Thread (83 messages) 83 messages, 8 authors, 2021-05-25

Re: [PATCH v6 13/21] sched: Admit forcefully-affined tasks into SCHED_DEADLINE

From: Juri Lelli <juri.lelli@redhat.com>
Date: 2021-05-21 05:26:03
Also in: linux-arch, lkml

On 20/05/21 19:01, Will Deacon wrote:
On Thu, May 20, 2021 at 02:38:55PM +0200, Daniel Bristot de Oliveira wrote:
quoted
On 5/20/21 12:33 PM, Quentin Perret wrote:
quoted
On Thursday 20 May 2021 at 11:16:41 (+0100), Will Deacon wrote:
quoted
Ok, thanks for the insight. In which case, I'll go with what we discussed:
require admission control to be disabled for sched_setattr() but allow
execve() to a 32-bit task from a 64-bit deadline task with a warning (this
is probably similar to CPU hotplug?).
Still not sure that we can let execve go through ... It will break AC
all the same, so it should probably fail as well if AC is on IMO
If the cpumask of the 32-bit task is != of the 64-bit task that is executing it,
the admission control needs to be re-executed, and it could fail. So I see this
operation equivalent to sched_setaffinity(). This will likely be true for future
schedulers that will allow arbitrary affinities (AC should run on affinity
change, and could fail).

I would vote with Juri: "I'd go with fail hard if AC is on, let it
pass if AC is off (supposedly the user knows what to do)," (also hope nobody
complains until we add better support for affinity, and use this as a motivation
to get back on this front).
I can have a go at implementing it, but I don't think it's a great solution
and here's why:

Failing an execve() is _very_ likely to be fatal to the application.
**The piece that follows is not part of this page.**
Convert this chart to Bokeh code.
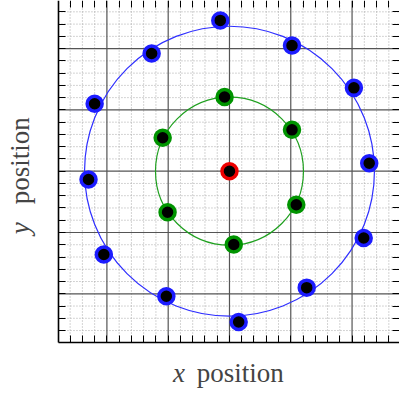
import math

from bokeh.embed import file_html
from bokeh.models import FixedTicker, Label, LinearAxis, Range1d
from bokeh.plotting import figure
from bokeh.resources import INLINE

# Outer ring of particles (blue) and the reference circle they sit on
blue_x = [-0.15, 1.02, 2.03, 2.28, 2.19, 1.26, 0.15, -1.03, -2.05, -2.30, -2.20, -1.27]
blue_y = [2.46, 2.05, 1.36, 0.13, -1.09, -1.90, -2.46, -2.04, -1.36, -0.135, 1.10, 1.92]
blue_radius = 2.365

# Inner ring of particles (green) and its reference circle
green_x = [-0.08, 1.02, 1.09, 0.07, -1.01, -1.09]
green_y = [1.21, 0.675, -0.548, -1.196, -0.669, 0.545]
green_radius = 1.207

# Central particle (red)
center_x = [0.0]
center_y = [0.0]

# Tick positions (ticks carry no labels)
major_ticks = [-2, -1, 0, 1, 2]
minor_ticks = [-2.6, -2.4, -2.2, -1.8, -1.6, -1.4, -1.2, -0.8, -0.6, -0.4, -0.2,
               0.2, 0.4, 0.6, 0.8, 1.2, 1.4, 1.6, 1.8, 2.2, 2.4, 2.6]

x_label_symbol = "x"
y_label_symbol = "y"
label_word = "position"

FONT = "'Liberation Serif', serif"

# Extent of the boxed plotting area (data units)
box_left, box_right = -2.79, 2.774
box_bottom, box_top = -2.795, 2.785

# The frame covers the whole canvas so the axis titles can live inside it
p = figure(
    width=399, height=396,
    x_range=Range1d(-3.736, 2.774), y_range=Range1d(-3.676, 2.785),
    x_axis_location=None, y_axis_location=None,
    output_backend="svg", toolbar_location=None,
    min_border=0, min_border_left=0, min_border_right=0,
    min_border_top=0, min_border_bottom=0,
    background_fill_color="white", border_fill_color="white",
)
p.outline_line_color = None
p.xgrid.visible = False
p.ygrid.visible = False

ticker = FixedTicker(ticks=major_ticks, minor_ticks=minor_ticks)


def grid_lines(ticks, color, width, dash):
    n = len(ticks)
    # vertical lines at each tick, spanning the box height
    p.segment(x0=ticks, x1=ticks, y0=[box_bottom] * n, y1=[box_top] * n,
              line_color=color, line_width=width, line_dash=dash)
    # horizontal lines at each tick, spanning the box width
    p.segment(x0=[box_left] * n, x1=[box_right] * n, y0=ticks, y1=ticks,
              line_color=color, line_width=width, line_dash=dash)


grid_lines(minor_ticks, "#a8a8a8", 1, "1 2")
grid_lines(major_ticks, "#555555", 1.2, "solid")


def make_axis(location, bounds, show_line):
    ax = LinearAxis(ticker=ticker, fixed_location=location, bounds=bounds)
    ax.major_tick_in = 7
    ax.major_tick_out = 0
    ax.minor_tick_in = 7
    ax.minor_tick_out = 0
    ax.major_tick_line_color = "black"
    ax.minor_tick_line_color = "black"
    ax.major_tick_line_width = 1
    ax.minor_tick_line_width = 1
    ax.major_label_text_font_size = "0px"
    ax.major_label_text_color = None
    ax.major_label_standoff = 0
    ax.axis_line_width = 1.6
    ax.axis_line_color = "black" if show_line else None
    return ax


p.add_layout(make_axis(box_bottom, (box_left, box_right), True), "below")
p.add_layout(make_axis(box_left, (box_bottom, box_top), True), "left")
p.add_layout(make_axis(box_top, (box_left, box_right), False), "above")
p.add_layout(make_axis(box_right, (box_bottom, box_top), False), "right")

# Reference circles
p.circle(x=[0], y=[0], radius=[blue_radius], fill_color=None,
         line_color="#2f2fff", line_width=1.2)
p.circle(x=[0], y=[0], radius=[green_radius], fill_color=None,
         line_color="#1fa01f", line_width=1.2)

# Particles
p.scatter(blue_x, blue_y, size=15, fill_color="black",
          line_color="#1c1cff", line_width=3.5)
p.scatter(green_x, green_y, size=15, fill_color="black",
          line_color="#009400", line_width=3.5)
p.scatter(center_x, center_y, size=15, fill_color="black",
          line_color="#ee0000", line_width=3.5)

# Axis titles: italic symbol followed by upright word
label_size = "27px"
x_title_y = -3.30
y_title_x = -3.425
p.add_layout(Label(x=-0.92, y=x_title_y, text=x_label_symbol, text_font=FONT,
                   text_font_style="italic", text_font_size=label_size,
                   text_baseline="middle", text_align="left"))
p.add_layout(Label(x=-0.535, y=x_title_y, text=label_word, text_font=FONT,
                   text_font_size=label_size,
                   text_baseline="middle", text_align="left"))
p.add_layout(Label(x=y_title_x, y=-1.03, text=y_label_symbol, text_font=FONT,
                   text_font_style="italic", text_font_size=label_size,
                   text_baseline="middle", text_align="left", angle=math.pi / 2))
p.add_layout(Label(x=y_title_x, y=-0.54, text=label_word, text_font=FONT,
                   text_font_size=label_size,
                   text_baseline="middle", text_align="left", angle=math.pi / 2))

open("out.html", "w").write(file_html(p, INLINE))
It's
also very likely that the task calling execve() doesn't know whether the
program it's trying to execute is 32-bit or not. Consequently, if we go
with failing execve() then all that will happen is that people will disable
admission control altogether. That has a negative impact on "pure" 64-bit
applications and so I think we end up with the tail wagging the dog because
admission control will be disabled for everybody just because there is a
handful of 32-bit programs which may get executed. I understand that it
also means that RT throttling would be disabled.
Completely understand your perplexity. But how can the kernel still give
guarantees to "pure" 64-bit applications if there are 32-bit
applications around that essentially broke admission control when they
were restricted to a subset of cores?
Allowing the execve() to continue with a warning is very similar to the
case in which all the 64-bit CPUs are hot-unplugged at the point of
execve(), and this is much closer to the illusion that this patch series
intends to provide.
So, for hotplug we currently have a check that would make hotplug
operations fail if removing a CPU would mean not enough bandwidth to run
the currently admitted set of DEADLINE tasks.
So, personally speaking, I would prefer the behaviour where we refuse to
admit 32-bit tasks vioa sched_set_attr() if the root domain contains
64-bit CPUs, but we _don't_ fail execve() of a 32-bit program from a
64-bit deadline task.
OK, this is interesting and I guess a very valid alternative. That would
force users to create exclusive domains for 32-bit tasks, right?
However, you're the deadline experts so ultimately I'll implement what
you prefer. I just wanted to explain why I think it's a poor interface.

Have I changed anybody's mind?
Partly! :)

Thanks a lot for the discussion so far.